** START Data extract **

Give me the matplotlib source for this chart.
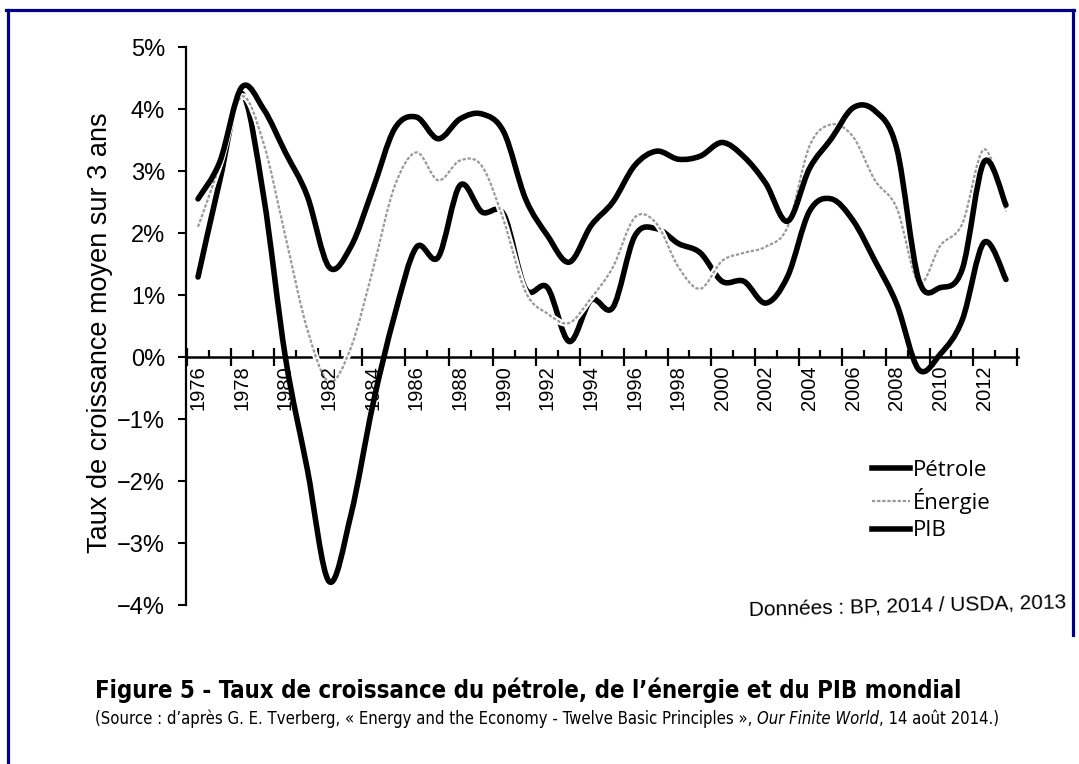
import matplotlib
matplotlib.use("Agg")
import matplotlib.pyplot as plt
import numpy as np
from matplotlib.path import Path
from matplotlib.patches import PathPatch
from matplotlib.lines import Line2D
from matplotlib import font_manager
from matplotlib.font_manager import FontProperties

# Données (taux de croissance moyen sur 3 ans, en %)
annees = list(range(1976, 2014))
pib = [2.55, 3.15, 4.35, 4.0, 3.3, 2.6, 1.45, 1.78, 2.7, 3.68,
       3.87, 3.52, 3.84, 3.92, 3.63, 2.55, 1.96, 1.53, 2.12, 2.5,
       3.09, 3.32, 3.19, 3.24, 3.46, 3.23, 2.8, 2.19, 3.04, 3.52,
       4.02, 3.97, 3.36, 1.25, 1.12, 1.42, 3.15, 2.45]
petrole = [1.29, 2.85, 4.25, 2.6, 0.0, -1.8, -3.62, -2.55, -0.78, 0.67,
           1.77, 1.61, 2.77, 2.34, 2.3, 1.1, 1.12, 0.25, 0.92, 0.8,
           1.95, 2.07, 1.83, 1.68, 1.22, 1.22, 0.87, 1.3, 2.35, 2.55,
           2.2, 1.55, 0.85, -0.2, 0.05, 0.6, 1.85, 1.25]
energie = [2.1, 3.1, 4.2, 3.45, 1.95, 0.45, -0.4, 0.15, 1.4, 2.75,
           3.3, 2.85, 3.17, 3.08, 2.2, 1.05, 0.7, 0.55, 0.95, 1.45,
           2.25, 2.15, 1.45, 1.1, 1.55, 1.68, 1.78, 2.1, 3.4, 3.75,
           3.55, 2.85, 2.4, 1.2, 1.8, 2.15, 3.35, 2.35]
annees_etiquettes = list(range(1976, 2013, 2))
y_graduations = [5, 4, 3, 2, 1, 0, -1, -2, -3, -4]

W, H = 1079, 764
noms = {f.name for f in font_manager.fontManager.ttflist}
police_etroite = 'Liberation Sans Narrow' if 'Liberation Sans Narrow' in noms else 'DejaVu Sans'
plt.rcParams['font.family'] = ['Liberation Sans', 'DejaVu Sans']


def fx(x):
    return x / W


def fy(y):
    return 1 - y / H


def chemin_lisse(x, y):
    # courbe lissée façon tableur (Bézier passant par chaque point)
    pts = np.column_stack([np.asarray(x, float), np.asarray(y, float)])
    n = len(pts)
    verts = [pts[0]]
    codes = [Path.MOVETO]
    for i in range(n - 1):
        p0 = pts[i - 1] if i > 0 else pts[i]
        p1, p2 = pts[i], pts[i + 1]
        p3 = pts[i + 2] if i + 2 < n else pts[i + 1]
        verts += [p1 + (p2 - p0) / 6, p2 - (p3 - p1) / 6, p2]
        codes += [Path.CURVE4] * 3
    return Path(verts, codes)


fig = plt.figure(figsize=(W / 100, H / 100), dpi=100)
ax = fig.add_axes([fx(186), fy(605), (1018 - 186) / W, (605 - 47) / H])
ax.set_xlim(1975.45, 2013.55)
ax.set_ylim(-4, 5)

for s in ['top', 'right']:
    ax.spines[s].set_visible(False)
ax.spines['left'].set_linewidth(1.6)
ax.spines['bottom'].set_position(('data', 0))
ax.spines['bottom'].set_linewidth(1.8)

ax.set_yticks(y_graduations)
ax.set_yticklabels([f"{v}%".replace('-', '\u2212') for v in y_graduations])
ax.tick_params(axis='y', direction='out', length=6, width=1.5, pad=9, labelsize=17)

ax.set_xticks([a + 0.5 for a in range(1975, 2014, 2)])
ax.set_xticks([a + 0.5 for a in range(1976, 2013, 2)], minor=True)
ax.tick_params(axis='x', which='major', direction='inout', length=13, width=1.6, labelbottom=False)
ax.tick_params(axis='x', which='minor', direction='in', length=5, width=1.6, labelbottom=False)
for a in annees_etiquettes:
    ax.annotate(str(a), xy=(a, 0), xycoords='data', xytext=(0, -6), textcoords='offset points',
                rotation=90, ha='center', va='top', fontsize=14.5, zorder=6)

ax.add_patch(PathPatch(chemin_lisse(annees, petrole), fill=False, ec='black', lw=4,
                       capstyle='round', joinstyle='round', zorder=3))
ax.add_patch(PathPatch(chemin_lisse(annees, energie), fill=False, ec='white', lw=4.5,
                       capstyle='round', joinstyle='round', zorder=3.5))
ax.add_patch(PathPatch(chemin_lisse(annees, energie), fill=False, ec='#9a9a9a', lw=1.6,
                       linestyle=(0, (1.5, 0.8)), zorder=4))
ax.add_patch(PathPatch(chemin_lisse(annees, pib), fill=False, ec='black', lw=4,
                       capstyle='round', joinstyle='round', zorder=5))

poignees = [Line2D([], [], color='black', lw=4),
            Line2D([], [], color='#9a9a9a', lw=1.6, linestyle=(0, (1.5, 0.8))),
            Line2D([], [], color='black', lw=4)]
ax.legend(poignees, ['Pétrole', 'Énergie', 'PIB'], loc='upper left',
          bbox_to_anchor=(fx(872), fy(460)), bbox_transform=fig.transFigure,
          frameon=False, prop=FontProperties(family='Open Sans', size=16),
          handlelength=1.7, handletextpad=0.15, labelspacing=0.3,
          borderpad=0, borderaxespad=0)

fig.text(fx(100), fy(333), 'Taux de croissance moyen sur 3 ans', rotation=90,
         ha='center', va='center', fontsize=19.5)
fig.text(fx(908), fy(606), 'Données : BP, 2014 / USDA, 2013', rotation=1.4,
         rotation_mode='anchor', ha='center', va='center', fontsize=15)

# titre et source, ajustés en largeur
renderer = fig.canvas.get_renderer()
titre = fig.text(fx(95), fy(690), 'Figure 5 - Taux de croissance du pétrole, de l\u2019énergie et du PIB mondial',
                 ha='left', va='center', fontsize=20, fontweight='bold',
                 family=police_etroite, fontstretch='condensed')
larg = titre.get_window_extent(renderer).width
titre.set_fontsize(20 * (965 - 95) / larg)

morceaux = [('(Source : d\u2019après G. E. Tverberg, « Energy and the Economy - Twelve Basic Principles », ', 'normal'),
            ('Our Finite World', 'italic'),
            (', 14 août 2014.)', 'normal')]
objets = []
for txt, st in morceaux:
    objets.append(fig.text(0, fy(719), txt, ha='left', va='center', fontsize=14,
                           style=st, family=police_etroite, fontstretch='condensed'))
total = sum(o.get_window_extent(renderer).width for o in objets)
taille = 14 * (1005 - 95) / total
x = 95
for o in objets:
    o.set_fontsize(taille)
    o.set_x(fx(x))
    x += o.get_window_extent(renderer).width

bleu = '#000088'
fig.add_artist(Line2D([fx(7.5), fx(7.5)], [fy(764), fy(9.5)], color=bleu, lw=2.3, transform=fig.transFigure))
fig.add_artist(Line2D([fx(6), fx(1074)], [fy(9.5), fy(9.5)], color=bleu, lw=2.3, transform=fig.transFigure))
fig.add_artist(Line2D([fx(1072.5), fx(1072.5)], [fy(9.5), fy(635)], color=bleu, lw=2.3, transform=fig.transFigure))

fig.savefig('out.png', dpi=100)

** END Data extract **

What you should do: All of the lines above should be printed exactly, minus the pictures.

The completed task:
Give me the matplotlib source for this chart.
import matplotlib
matplotlib.use("Agg")
import matplotlib.pyplot as plt
import numpy as np
from matplotlib.path import Path
from matplotlib.patches import PathPatch
from matplotlib.lines import Line2D
from matplotlib import font_manager
from matplotlib.font_manager import FontProperties

# Données (taux de croissance moyen sur 3 ans, en %)
annees = list(range(1976, 2014))
pib = [2.55, 3.15, 4.35, 4.0, 3.3, 2.6, 1.45, 1.78, 2.7, 3.68,
       3.87, 3.52, 3.84, 3.92, 3.63, 2.55, 1.96, 1.53, 2.12, 2.5,
       3.09, 3.32, 3.19, 3.24, 3.46, 3.23, 2.8, 2.19, 3.04, 3.52,
       4.02, 3.97, 3.36, 1.25, 1.12, 1.42, 3.15, 2.45]
petrole = [1.29, 2.85, 4.25, 2.6, 0.0, -1.8, -3.62, -2.55, -0.78, 0.67,
           1.77, 1.61, 2.77, 2.34, 2.3, 1.1, 1.12, 0.25, 0.92, 0.8,
           1.95, 2.07, 1.83, 1.68, 1.22, 1.22, 0.87, 1.3, 2.35, 2.55,
           2.2, 1.55, 0.85, -0.2, 0.05, 0.6, 1.85, 1.25]
energie = [2.1, 3.1, 4.2, 3.45, 1.95, 0.45, -0.4, 0.15, 1.4, 2.75,
           3.3, 2.85, 3.17, 3.08, 2.2, 1.05, 0.7, 0.55, 0.95, 1.45,
           2.25, 2.15, 1.45, 1.1, 1.55, 1.68, 1.78, 2.1, 3.4, 3.75,
           3.55, 2.85, 2.4, 1.2, 1.8, 2.15, 3.35, 2.35]
annees_etiquettes = list(range(1976, 2013, 2))
y_graduations = [5, 4, 3, 2, 1, 0, -1, -2, -3, -4]

W, H = 1079, 764
noms = {f.name for f in font_manager.fontManager.ttflist}
police_etroite = 'Liberation Sans Narrow' if 'Liberation Sans Narrow' in noms else 'DejaVu Sans'
plt.rcParams['font.family'] = ['Liberation Sans', 'DejaVu Sans']


def fx(x):
    return x / W


def fy(y):
    return 1 - y / H


def chemin_lisse(x, y):
    # courbe lissée façon tableur (Bézier passant par chaque point)
    pts = np.column_stack([np.asarray(x, float), np.asarray(y, float)])
    n = len(pts)
    verts = [pts[0]]
    codes = [Path.MOVETO]
    for i in range(n - 1):
        p0 = pts[i - 1] if i > 0 else pts[i]
        p1, p2 = pts[i], pts[i + 1]
        p3 = pts[i + 2] if i + 2 < n else pts[i + 1]
        verts += [p1 + (p2 - p0) / 6, p2 - (p3 - p1) / 6, p2]
        codes += [Path.CURVE4] * 3
    return Path(verts, codes)


fig = plt.figure(figsize=(W / 100, H / 100), dpi=100)
ax = fig.add_axes([fx(186), fy(605), (1018 - 186) / W, (605 - 47) / H])
ax.set_xlim(1975.45, 2013.55)
ax.set_ylim(-4, 5)

for s in ['top', 'right']:
    ax.spines[s].set_visible(False)
ax.spines['left'].set_linewidth(1.6)
ax.spines['bottom'].set_position(('data', 0))
ax.spines['bottom'].set_linewidth(1.8)

ax.set_yticks(y_graduations)
ax.set_yticklabels([f"{v}%".replace('-', '\u2212') for v in y_graduations])
ax.tick_params(axis='y', direction='out', length=6, width=1.5, pad=9, labelsize=17)

ax.set_xticks([a + 0.5 for a in range(1975, 2014, 2)])
ax.set_xticks([a + 0.5 for a in range(1976, 2013, 2)], minor=True)
ax.tick_params(axis='x', which='major', direction='inout', length=13, width=1.6, labelbottom=False)
ax.tick_params(axis='x', which='minor', direction='in', length=5, width=1.6, labelbottom=False)
for a in annees_etiquettes:
    ax.annotate(str(a), xy=(a, 0), xycoords='data', xytext=(0, -6), textcoords='offset points',
                rotation=90, ha='center', va='top', fontsize=14.5, zorder=6)

ax.add_patch(PathPatch(chemin_lisse(annees, petrole), fill=False, ec='black', lw=4,
                       capstyle='round', joinstyle='round', zorder=3))
ax.add_patch(PathPatch(chemin_lisse(annees, energie), fill=False, ec='white', lw=4.5,
                       capstyle='round', joinstyle='round', zorder=3.5))
ax.add_patch(PathPatch(chemin_lisse(annees, energie), fill=False, ec='#9a9a9a', lw=1.6,
                       linestyle=(0, (1.5, 0.8)), zorder=4))
ax.add_patch(PathPatch(chemin_lisse(annees, pib), fill=False, ec='black', lw=4,
                       capstyle='round', joinstyle='round', zorder=5))

poignees = [Line2D([], [], color='black', lw=4),
            Line2D([], [], color='#9a9a9a', lw=1.6, linestyle=(0, (1.5, 0.8))),
            Line2D([], [], color='black', lw=4)]
ax.legend(poignees, ['Pétrole', 'Énergie', 'PIB'], loc='upper left',
          bbox_to_anchor=(fx(872), fy(460)), bbox_transform=fig.transFigure,
          frameon=False, prop=FontProperties(family='Open Sans', size=16),
          handlelength=1.7, handletextpad=0.15, labelspacing=0.3,
          borderpad=0, borderaxespad=0)

fig.text(fx(100), fy(333), 'Taux de croissance moyen sur 3 ans', rotation=90,
         ha='center', va='center', fontsize=19.5)
fig.text(fx(908), fy(606), 'Données : BP, 2014 / USDA, 2013', rotation=1.4,
         rotation_mode='anchor', ha='center', va='center', fontsize=15)

# titre et source, ajustés en largeur
renderer = fig.canvas.get_renderer()
titre = fig.text(fx(95), fy(690), 'Figure 5 - Taux de croissance du pétrole, de l\u2019énergie et du PIB mondial',
                 ha='left', va='center', fontsize=20, fontweight='bold',
                 family=police_etroite, fontstretch='condensed')
larg = titre.get_window_extent(renderer).width
titre.set_fontsize(20 * (965 - 95) / larg)

morceaux = [('(Source : d\u2019après G. E. Tverberg, « Energy and the Economy - Twelve Basic Principles », ', 'normal'),
            ('Our Finite World', 'italic'),
            (', 14 août 2014.)', 'normal')]
objets = []
for txt, st in morceaux:
    objets.append(fig.text(0, fy(719), txt, ha='left', va='center', fontsize=14,
                           style=st, family=police_etroite, fontstretch='condensed'))
total = sum(o.get_window_extent(renderer).width for o in objets)
taille = 14 * (1005 - 95) / total
x = 95
for o in objets:
    o.set_fontsize(taille)
    o.set_x(fx(x))
    x += o.get_window_extent(renderer).width

bleu = '#000088'
fig.add_artist(Line2D([fx(7.5), fx(7.5)], [fy(764), fy(9.5)], color=bleu, lw=2.3, transform=fig.transFigure))
fig.add_artist(Line2D([fx(6), fx(1074)], [fy(9.5), fy(9.5)], color=bleu, lw=2.3, transform=fig.transFigure))
fig.add_artist(Line2D([fx(1072.5), fx(1072.5)], [fy(9.5), fy(635)], color=bleu, lw=2.3, transform=fig.transFigure))

fig.savefig('out.png', dpi=100)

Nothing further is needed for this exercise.